The positive correlation indicates that shows with a higher number of ratings per season are likely to have a higher overall vote count. This suggests that more engaged viewership (as measured by ratings per season) correlates with a higher number of votes.
This strong correlation suggests that the number of ratings per season could be a good predictor of the total vote count.

Confidence Interval for Vote Count

We build a confidence interval for the vote count to estimate the population mean.

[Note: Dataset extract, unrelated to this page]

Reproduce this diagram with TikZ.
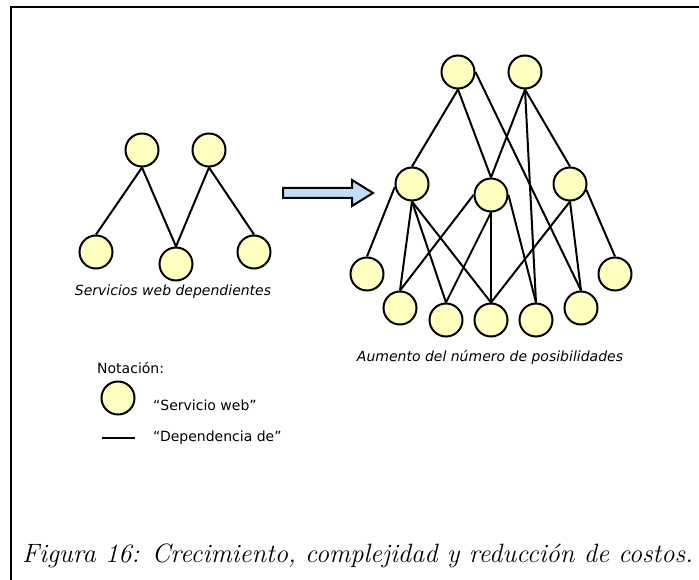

# Build a 95% confidence interval for vote_count
vote_count_mean <- mean(tv_data$vote_count, na.rm = TRUE)
vote_count_sd <- sd(tv_data$vote_count, na.rm = TRUE)
n <- sum(!is.na(tv_data$vote_count))

# Calculate the margin of error
margin_of_error <- 1.96 * (vote_count_sd / sqrt(n))

# Confidence interval
lower_bound <- vote_count_mean - margin_of_error
upper_bound <- vote_count_mean + margin_of_error
c(lower_bound, upper_bound)

## [1] 12.39435 14.21576

The 95% confidence interval for Pair 2 (the vote count response variable) is [12.394, 14.216]. This means that we are 95% confident that the true population mean of the vote count for all TV shows falls within this range.

Overall Conclusion

In this analysis, we explored the relationships between different numeric variables in the dataset, visualized trends and outliers, and calculated correlation coefficients to quantify the strength of these relationships. Confidence intervals helped us make inferences about the population parameters.

Key Insights:

The relationship between vote average and average episodes per season is visualized, showing potential outliers and a correlation that can guide further analysis.
Vote count and ratings per season have a linear relationship, allowing us to estimate how user engagement translates into votes.

Further Questions to Investigate:

Are the outliers seen in the plots significant, and do they reflect data quality issues or special cases?
Could adding more variables, such as genres or networks, improve the explanatory power of the models?